Strengths: * The authors present a simple linear model example that illustrates the concept of the early learning phase and helps the reader understand how this can lead to memorization when some fraction of the dataset contains noisy labels. This analysis is a nice stepping stone for the reader to the regularization technique they propose. * The authors motivate the definition of the regularization term with a toy example and plots that illustrate the effect of this regularization and how it balances with the cross entropy term. * The authors show promising results with ResNet-34 on CIFAR-10 and CIFAR-100 with symmetric and asymmetric label noise, setting a new state of the art benchmark on this task amongst techniques that only modify the training loss. * The proposed method is competitive with techniques that modify sample selection and data augmentation on CIFAR-10. The SOTA technique DivideMix that they compare with is significantly more complicated than the proposed regularization technique, requiring at least double the computational complexity of a given model due to the need to train multiple versions of the model. I am unfamiliar with this area so I cannot speak to the novelty of the technique and its relation to prior work. Improving classifiers and principled approaches to handling the real-world problem of label noise is of great interest to ML practitioners in the NeurIPS community. Improving understanding of training dynamics in classification models is of interest to theorists.

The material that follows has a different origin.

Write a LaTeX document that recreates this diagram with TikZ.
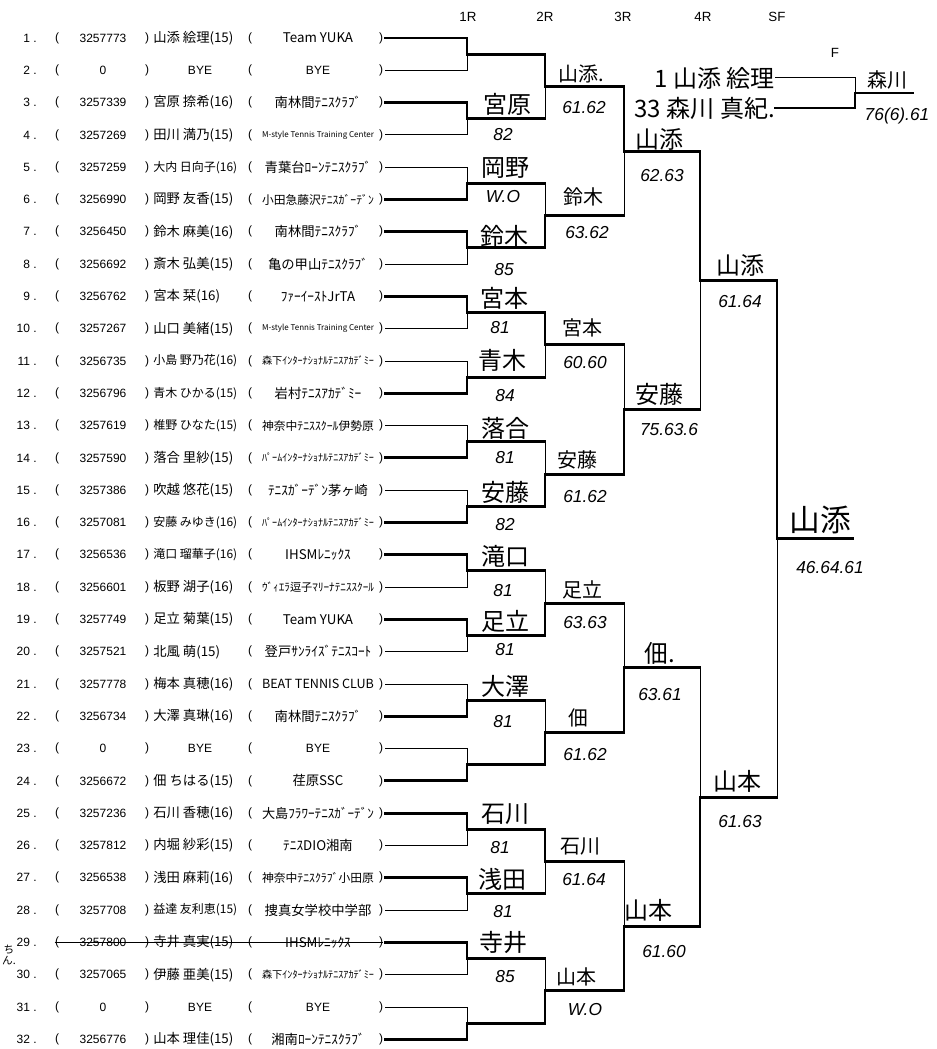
\documentclass[tikz,border=0pt]{standalone}
\usepackage{fontspec}
\usepackage{graphicx}
\setmainfont{Liberation Sans}
\newfontfamily\jp{Noto Sans CJK JP}
\newsavebox\fitbox
\newcommand\fitw[2]{\sbox\fitbox{#2}\ifdim\wd\fitbox>#1\relax\resizebox{#1}{!}{\usebox\fitbox}\else\usebox\fitbox\fi}
\tikzset{
  rowtxt/.style={inner sep=0pt, font=\fontsize{9}{10}\selectfont},
  nametxt/.style={inner sep=0pt, font=\jp\fontsize{10}{11}\selectfont},
  win/.style={line width=2.2pt, line join=miter, line cap=rect},
  lose/.style={line width=0.75pt},
  hwA/.style={inner sep=0pt, font=\jp\fontsize{18}{19}\selectfont},
  hwB/.style={inner sep=0pt, font=\jp\fontsize{15}{16}\selectfont},
  hwC/.style={inner sep=0pt, font=\jp\fontsize{18}{19}\selectfont},
  hwD/.style={inner sep=0pt, font=\jp\fontsize{23}{24}\selectfont},
  score/.style={inner sep=0pt, font=\fontsize{13}{14}\selectfont\itshape},
  hdr/.style={inner sep=0pt, font=\fontsize{10}{12}\selectfont},
}
\begin{document}
\begin{tikzpicture}[x=0.75pt,y=-0.75pt]
\useasboundingbox (0,0) rectangle (937,1049);
\fill[white] (0,0) rectangle (937,1049);

% headers
\node[hdr] (h1) at (468,17) {1R};
\node[hdr] (h2) at (545,17) {2R};
\node[hdr] (h3) at (623,17) {3R};
\node[hdr] (h4) at (703,17) {4R};
\node[hdr] (h5) at (777,17) {SF};
\node[hdr] (h6) at (835,53) {F};

% player rows
\foreach \i/\id/\nm/\cl in {
 1/3257773/山添 絵理(15)/Team YUKA,
 3/3257339/宮原 捺希(16)/南林間ﾃﾆｽｸﾗﾌﾞ,
 4/3257269/田川 満乃(15)/M-style Tennis Training Center,
 5/3257259/大内 日向子(16)/青葉台ﾛｰﾝﾃﾆｽｸﾗﾌﾞ,
 6/3256990/岡野 友香(15)/小田急藤沢ﾃﾆｽｶﾞｰﾃﾞﾝ,
 7/3256450/鈴木 麻美(16)/南林間ﾃﾆｽｸﾗﾌﾞ,
 8/3256692/斎木 弘美(15)/亀の甲山ﾃﾆｽｸﾗﾌﾞ,
 9/3256762/宮本 栞(16)/ﾌｧｰｲｰｽﾄJrTA,
 10/3257267/山口 美緒(15)/M-style Tennis Training Center,
 11/3256735/小島 野乃花(16)/森下ｲﾝﾀｰﾅｼｮﾅﾙﾃﾆｽｱｶﾃﾞﾐｰ,
 12/3256796/青木 ひかる(15)/岩村ﾃﾆｽｱｶﾃﾞﾐｰ,
 13/3257619/椎野 ひなた(15)/神奈中ﾃﾆｽｽｸｰﾙ伊勢原,
 14/3257590/落合 里紗(15)/ﾊﾟｰﾑｲﾝﾀｰﾅｼｮﾅﾙﾃﾆｽｱｶﾃﾞﾐｰ,
 15/3257386/吹越 悠花(15)/ﾃﾆｽｶﾞｰﾃﾞﾝ茅ヶ崎,
 16/3257081/安藤 みゆき(16)/ﾊﾟｰﾑｲﾝﾀｰﾅｼｮﾅﾙﾃﾆｽｱｶﾃﾞﾐｰ,
 17/3256536/滝口 瑠華子(16)/IHSMﾚﾆｯｸｽ,
 18/3256601/板野 湖子(16)/ｳﾞｨｴﾗ逗子ﾏﾘｰﾅﾃﾆｽｽｸｰﾙ,
 19/3257749/足立 菊葉(15)/Team YUKA,
 20/3257521/北風 萌(15)/登戸ｻﾝﾗｲｽﾞﾃﾆｽｺｰﾄ,
 21/3257778/梅本 真穂(16)/BEAT TENNIS CLUB,
 22/3256734/大澤 真琳(16)/南林間ﾃﾆｽｸﾗﾌﾞ,
 24/3256672/佃 ちはる(15)/荏原SSC,
 25/3257236/石川 香穂(16)/大島ﾌﾗﾜｰﾃﾆｽｶﾞｰﾃﾞﾝ,
 26/3257812/内堀 紗彩(15)/ﾃﾆｽDIO湘南,
 27/3256538/浅田 麻莉(16)/神奈中ﾃﾆｽｸﾗﾌﾞ小田原,
 28/3257708/益達 友利恵(15)/捜真女学校中学部,
 29/3257800/寺井 真実(15)/IHSMﾚﾆｯｸｽ,
 30/3257065/伊藤 亜美(15)/森下ｲﾝﾀｰﾅｼｮﾅﾙﾃﾆｽｱｶﾃﾞﾐｰ,
 32/3256776/山本 理佳(15)/湘南ﾛｰﾝﾃﾆｽｸﾗﾌﾞ}{
  \pgfmathsetmacro\yy{38+(\i-1)*32.3}
  \node[rowtxt, anchor=east] (no\i) at (37,\yy) {\i\ .};
  \node[rowtxt] (pa\i) at (57,\yy) {(};
  \node[rowtxt] (id\i) at (103,\yy) {\id};
  \node[rowtxt] (pb\i) at (147,\yy) {)};
  \node[nametxt, anchor=west] (nm\i) at (153,\yy) {\fitw{63pt}{\nm}};
  \node[rowtxt] (pc\i) at (250,\yy) {(};
  \node[nametxt] (cl\i) at (318,\yy) {\fitw{84pt}{\cl}};
  \node[rowtxt] (pd\i) at (381,\yy) {)};
}
\foreach \i in {2,23,31}{
  \pgfmathsetmacro\yy{38+(\i-1)*32.3}
  \node[rowtxt, anchor=east] (no\i) at (37,\yy) {\i\ .};
  \node[rowtxt] (pa\i) at (57,\yy) {(};
  \node[rowtxt] (id\i) at (103,\yy) {0};
  \node[rowtxt] (pb\i) at (147,\yy) {)};
  \node[rowtxt] (nm\i) at (200,\yy) {BYE};
  \node[rowtxt] (pc\i) at (250,\yy) {(};
  \node[rowtxt] (cl\i) at (318,\yy) {BYE};
  \node[rowtxt] (pd\i) at (381,\yy) {)};
}
% struck-out entry
\draw[lose] (pa29.west) -- (pd29.east);
\node[inner sep=0pt, align=center, font=\jp\fontsize{8}{8}\selectfont] (note) at (9,955) {ち\\ん.};

% bracket coordinates
\foreach \i in {1,...,32} \coordinate (r\i) at (385,{38+(\i-1)*32.3});
\foreach \k in {1,...,16} \coordinate (m1-\k) at (467,{38+(2*\k-1.5)*32.3});
\foreach \k in {1,...,8} \coordinate (m2-\k) at (545,{38+(4*\k-2.5)*32.3});
\foreach \k in {1,...,4} \coordinate (m3-\k) at (624,{38+(8*\k-4.5)*32.3});
\foreach \k in {1,2} \coordinate (m4-\k) at (700,{38+(16*\k-8.5)*32.3});
\coordinate (m5-1) at (777,{38+15.5*32.3});
\coordinate (sfend) at (853,{38+15.5*32.3});

% 1R
\foreach \k/\ts/\bs in {1/win/lose,2/win/lose,3/lose/win,4/win/lose,5/win/lose,6/lose/win,7/lose/win,8/lose/win,9/win/lose,10/win/lose,11/lose/win,12/lose/win,13/win/lose,14/win/lose,15/win/lose,16/lose/win}{
  \pgfmathtruncatemacro\t{2*\k-1}
  \pgfmathtruncatemacro\b{2*\k}
  \draw[\ts] (r\t) -- (m1-\k |- r\t) -- (m1-\k);
  \draw[\bs] (r\b) -- (m1-\k |- r\b) -- (m1-\k);
}
% 2R
\foreach \k/\ts/\bs in {1/win/lose,2/lose/win,3/win/lose,4/lose/win,5/lose/win,6/lose/win,7/win/lose,8/lose/win}{
  \pgfmathtruncatemacro\t{2*\k-1}
  \pgfmathtruncatemacro\b{2*\k}
  \draw[win] (m1-\t) -- (m2-\k |- m1-\t);
  \draw[win] (m1-\b) -- (m2-\k |- m1-\b);
  \draw[\ts] (m2-\k |- m1-\t) -- (m2-\k);
  \draw[\bs] (m2-\k |- m1-\b) -- (m2-\k);
}
% 3R
\foreach \k/\ts/\bs in {1/win/lose,2/lose/win,3/lose/win,4/lose/win}{
  \pgfmathtruncatemacro\t{2*\k-1}
  \pgfmathtruncatemacro\b{2*\k}
  \draw[win] (m2-\t) -- (m3-\k |- m2-\t);
  \draw[win] (m2-\b) -- (m3-\k |- m2-\b);
  \draw[\ts] (m3-\k |- m2-\t) -- (m3-\k);
  \draw[\bs] (m3-\k |- m2-\b) -- (m3-\k);
}
% 4R
\foreach \k/\ts/\bs in {1/win/lose,2/lose/win}{
  \pgfmathtruncatemacro\t{2*\k-1}
  \pgfmathtruncatemacro\b{2*\k}
  \draw[win] (m3-\t) -- (m4-\k |- m3-\t);
  \draw[win] (m3-\b) -- (m4-\k |- m3-\b);
  \draw[\ts] (m4-\k |- m3-\t) -- (m4-\k);
  \draw[\bs] (m4-\k |- m3-\b) -- (m4-\k);
}
% SF
\draw[win] (m4-1) -- (m5-1 |- m4-1);
\draw[win] (m4-2) -- (m5-1 |- m4-2);
\draw[win] (m5-1 |- m4-1) -- (m5-1);
\draw[lose] (m5-1 |- m4-2) -- (m5-1);
\draw[win] (m5-1) -- (sfend);

% handwritten results
\foreach \t/\x/\y [count=\c] in {宮原/507/104,岡野/505/168,鈴木/504/236,宮本/504/298,青木/502/360,落合/505/428,安藤/505/492,滝口/505/556,足立/505/621,大澤/505/686,石川/505/814,浅田/502/879,寺井/503/942}
  \node[hwA] (wa\c) at (\x,\y) {\t};
\foreach \t/\x/\y [count=\c] in {82/503/135,W.O/503/197,85/504/270,81/500/328,84/505/396,81/505/458,82/505/525,81/503/591,81/505/650,81/503/722,81/500/848,81/503/912,85/505/977}
  \node[score] (sa\c) at (\x,\y) {\t};
\foreach \t/\x/\y [count=\c] in {山添./581/74,鈴木/583/197,宮本/582/328,安藤/577/460,足立/582/590,佃/578/718,石川/580/846,山本/576/977}
  \node[hwB] (wb\c) at (\x,\y) {\t};
\foreach \t/\x/\y [count=\c] in {61.62/584/108,63.62/587/233,60.60/585/363,61.62/585/497,63.63/585/623,61.62/585/755,61.64/584/880,W.O/585/1010}
  \node[score] (sb\c) at (\x,\y) {\t};
\foreach \t/\x/\y [count=\c] in {山添/659/139,安藤/659/394,佃./660/653,山本/648/910,山添/740/265,山本/737/781}
  \node[hwC] (wc\c) at (\x,\y) {\t};
\foreach \t/\x/\y [count=\c] in {62.63/662/176,75.63.6/669/430,63.61/660/695,61.60/664/952,61.64/740/302,61.63/740/822}
  \node[score] (sc\c) at (\x,\y) {\t};
\node[hwD] (wd1) at (820,520) {山添};
\node[score] (sd1) at (830,568) {46.64.61};

% final
\node[hwC, anchor=east] (fa) at (775,78) {1 山添 絵理};
\node[hwC, anchor=east] (fb) at (775,108) {33 森川 真紀.};
\coordinate (fm) at (855,93);
\coordinate (fend) at (913,93);
\draw[lose] (fa.east) -- (fm |- fa.east) -- (fm);
\draw[win] (fb.east) -- (fm |- fb.east) -- (fm);
\draw[win] (fm) -- (fend);
\node[hwB] (fw) at (887,80) {森川};
\node[score] (fs) at (897,116) {76(6).61};
\end{tikzpicture}
\end{document}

Weaknesses: * Implementation requires a parameter (the target vector) that scales with the size of the dataset. This may be impractical for very large datasets.

Correctness: I did not notice any correctness issues with the claims and method; however, I am inexperienced in this area.

Clarity: The paper is easy to understand and progressively grows the reader's understanding with a mix of plain descriptions in the prose and light derivations with pointers to the appendix where relevant. I appreciated the writing style.

Relation to Prior Work: The related work section appears robust, but I am not experienced in this domain.

Reproducibility: Yes

Additional Feedback: Code samples would aid in reproducibility, but the method seems as though it would be easy to implement from the authors' description.